In the first section of this paper, I will examine the relevant literature on the production of HEAs and audiophile culture and demonstrate how such a trend was embedded in the broader cultural, social, and economic settings that were found on both sides of the Iron Curtain. In section two, I discuss the development of the production of HEAs and highlight its relevance to the broader policy of the pursuit of the goal of the technological and social modernization of Poland in the 1970s. The third and final section deals with the emergence of the “Hi-Fi social movement” that re-negotiated the values of audiophile culture and presented it as an attractive and socially desirable youth hobby and lifestyle in state socialism.
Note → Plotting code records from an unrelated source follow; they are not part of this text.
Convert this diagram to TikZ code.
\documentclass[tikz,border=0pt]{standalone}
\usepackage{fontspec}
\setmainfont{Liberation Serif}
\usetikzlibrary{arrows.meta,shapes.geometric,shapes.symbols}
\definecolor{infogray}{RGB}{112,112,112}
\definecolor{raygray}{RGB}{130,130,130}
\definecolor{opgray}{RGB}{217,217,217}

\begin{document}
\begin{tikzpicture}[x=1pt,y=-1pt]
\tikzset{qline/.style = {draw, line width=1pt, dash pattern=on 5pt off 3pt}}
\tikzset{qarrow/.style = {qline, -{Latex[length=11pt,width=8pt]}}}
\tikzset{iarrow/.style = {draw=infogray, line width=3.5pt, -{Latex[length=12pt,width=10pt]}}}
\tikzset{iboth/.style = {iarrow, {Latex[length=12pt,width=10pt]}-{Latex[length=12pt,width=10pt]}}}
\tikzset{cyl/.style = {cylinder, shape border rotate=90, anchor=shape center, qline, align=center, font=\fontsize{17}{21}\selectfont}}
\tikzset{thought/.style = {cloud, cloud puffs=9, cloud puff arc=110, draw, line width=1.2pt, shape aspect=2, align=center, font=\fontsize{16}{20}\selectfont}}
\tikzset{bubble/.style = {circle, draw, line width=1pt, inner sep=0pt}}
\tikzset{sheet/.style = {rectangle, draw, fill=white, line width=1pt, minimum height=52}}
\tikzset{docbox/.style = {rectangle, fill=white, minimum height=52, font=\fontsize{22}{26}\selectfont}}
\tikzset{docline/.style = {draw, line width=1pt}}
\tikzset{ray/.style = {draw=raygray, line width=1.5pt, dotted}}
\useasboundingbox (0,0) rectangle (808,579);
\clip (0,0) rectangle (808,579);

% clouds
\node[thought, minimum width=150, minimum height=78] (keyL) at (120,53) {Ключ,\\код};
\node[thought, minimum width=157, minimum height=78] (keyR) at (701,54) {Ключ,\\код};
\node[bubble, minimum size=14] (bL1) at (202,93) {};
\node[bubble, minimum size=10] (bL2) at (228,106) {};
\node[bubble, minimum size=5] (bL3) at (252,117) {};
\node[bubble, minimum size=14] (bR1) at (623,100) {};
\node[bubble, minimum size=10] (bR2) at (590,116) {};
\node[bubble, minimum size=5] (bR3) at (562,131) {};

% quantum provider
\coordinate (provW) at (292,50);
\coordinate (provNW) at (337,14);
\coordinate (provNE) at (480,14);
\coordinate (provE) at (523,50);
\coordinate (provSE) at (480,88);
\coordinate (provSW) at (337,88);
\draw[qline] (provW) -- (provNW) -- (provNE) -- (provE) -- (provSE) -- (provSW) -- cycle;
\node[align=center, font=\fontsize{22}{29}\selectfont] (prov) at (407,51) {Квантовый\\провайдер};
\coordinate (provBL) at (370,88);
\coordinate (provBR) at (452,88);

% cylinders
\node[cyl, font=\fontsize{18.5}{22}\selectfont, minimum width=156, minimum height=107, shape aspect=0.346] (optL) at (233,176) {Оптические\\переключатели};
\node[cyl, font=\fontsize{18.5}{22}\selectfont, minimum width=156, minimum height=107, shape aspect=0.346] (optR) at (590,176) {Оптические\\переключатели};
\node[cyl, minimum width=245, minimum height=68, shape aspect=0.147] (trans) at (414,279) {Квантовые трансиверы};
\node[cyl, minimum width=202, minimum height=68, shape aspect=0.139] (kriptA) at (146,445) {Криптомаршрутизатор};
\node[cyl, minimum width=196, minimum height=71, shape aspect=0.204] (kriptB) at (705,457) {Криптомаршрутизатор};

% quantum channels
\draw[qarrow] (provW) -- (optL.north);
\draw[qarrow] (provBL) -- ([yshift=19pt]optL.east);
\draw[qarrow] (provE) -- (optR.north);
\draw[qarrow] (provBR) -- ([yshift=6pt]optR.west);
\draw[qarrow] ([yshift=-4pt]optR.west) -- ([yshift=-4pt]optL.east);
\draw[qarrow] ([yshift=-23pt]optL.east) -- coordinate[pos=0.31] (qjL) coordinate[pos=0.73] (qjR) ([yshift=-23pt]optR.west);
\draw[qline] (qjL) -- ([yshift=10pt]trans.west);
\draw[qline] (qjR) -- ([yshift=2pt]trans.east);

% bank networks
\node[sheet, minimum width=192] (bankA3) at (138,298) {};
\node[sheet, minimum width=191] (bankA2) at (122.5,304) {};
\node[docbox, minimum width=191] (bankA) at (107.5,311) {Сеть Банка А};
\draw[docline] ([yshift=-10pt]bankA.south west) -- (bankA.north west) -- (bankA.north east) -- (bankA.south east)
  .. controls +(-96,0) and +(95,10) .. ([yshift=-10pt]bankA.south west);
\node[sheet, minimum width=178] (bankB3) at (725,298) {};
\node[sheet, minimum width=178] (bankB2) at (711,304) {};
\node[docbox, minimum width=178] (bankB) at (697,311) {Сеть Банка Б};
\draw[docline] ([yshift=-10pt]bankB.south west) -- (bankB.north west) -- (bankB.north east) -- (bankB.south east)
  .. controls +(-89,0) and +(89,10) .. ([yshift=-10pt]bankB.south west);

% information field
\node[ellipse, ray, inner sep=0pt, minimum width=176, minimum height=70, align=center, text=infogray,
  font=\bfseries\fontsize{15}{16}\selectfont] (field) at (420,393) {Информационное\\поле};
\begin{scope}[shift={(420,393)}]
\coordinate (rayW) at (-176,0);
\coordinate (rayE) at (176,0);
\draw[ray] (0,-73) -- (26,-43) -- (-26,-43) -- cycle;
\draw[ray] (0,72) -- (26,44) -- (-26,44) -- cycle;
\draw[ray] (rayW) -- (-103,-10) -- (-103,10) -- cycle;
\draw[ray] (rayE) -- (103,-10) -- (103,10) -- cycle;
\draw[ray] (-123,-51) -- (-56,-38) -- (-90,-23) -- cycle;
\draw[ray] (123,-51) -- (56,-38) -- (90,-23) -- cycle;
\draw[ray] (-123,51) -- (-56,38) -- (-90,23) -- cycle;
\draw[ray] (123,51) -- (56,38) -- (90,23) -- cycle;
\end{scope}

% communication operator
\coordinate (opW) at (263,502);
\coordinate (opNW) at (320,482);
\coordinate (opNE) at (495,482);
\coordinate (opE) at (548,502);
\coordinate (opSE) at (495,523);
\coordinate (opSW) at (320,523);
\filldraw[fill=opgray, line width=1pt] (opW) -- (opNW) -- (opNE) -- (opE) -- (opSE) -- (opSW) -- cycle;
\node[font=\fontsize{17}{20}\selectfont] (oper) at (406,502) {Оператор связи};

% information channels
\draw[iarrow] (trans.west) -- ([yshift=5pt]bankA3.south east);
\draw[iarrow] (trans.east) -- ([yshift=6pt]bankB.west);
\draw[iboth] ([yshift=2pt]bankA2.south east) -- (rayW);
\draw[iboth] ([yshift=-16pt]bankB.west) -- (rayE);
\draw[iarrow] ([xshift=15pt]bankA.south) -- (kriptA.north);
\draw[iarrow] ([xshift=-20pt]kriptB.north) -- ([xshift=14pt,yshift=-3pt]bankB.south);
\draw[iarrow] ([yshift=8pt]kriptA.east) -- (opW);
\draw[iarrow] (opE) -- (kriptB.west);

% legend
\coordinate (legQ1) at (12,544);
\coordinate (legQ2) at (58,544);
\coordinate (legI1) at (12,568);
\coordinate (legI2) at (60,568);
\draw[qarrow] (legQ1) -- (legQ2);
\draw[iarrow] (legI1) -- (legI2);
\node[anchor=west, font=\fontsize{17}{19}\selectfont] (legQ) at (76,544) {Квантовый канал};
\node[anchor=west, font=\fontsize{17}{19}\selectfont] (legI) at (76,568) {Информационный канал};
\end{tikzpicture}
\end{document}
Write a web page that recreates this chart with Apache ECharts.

The paper includes an analysis of technical and lifestyle periodicals with testimonies of electronic engineers, representatives of the electronics industry, and media narratives on the audiophile culture as well as vintage electronics databases and audio electronics manuals. 

 

It is relevant to explain that during my research I had only rather limited available source material. Virtually all Polish audio electronics manufacturers went into bankruptcy after the year 1989. Most of their archives have been simply discarded or are not available to the public since being owned by private companies. For that reason, there are no documents on R&D, production profiles of HEAs, or details of manufacturers' daily operations available to historians.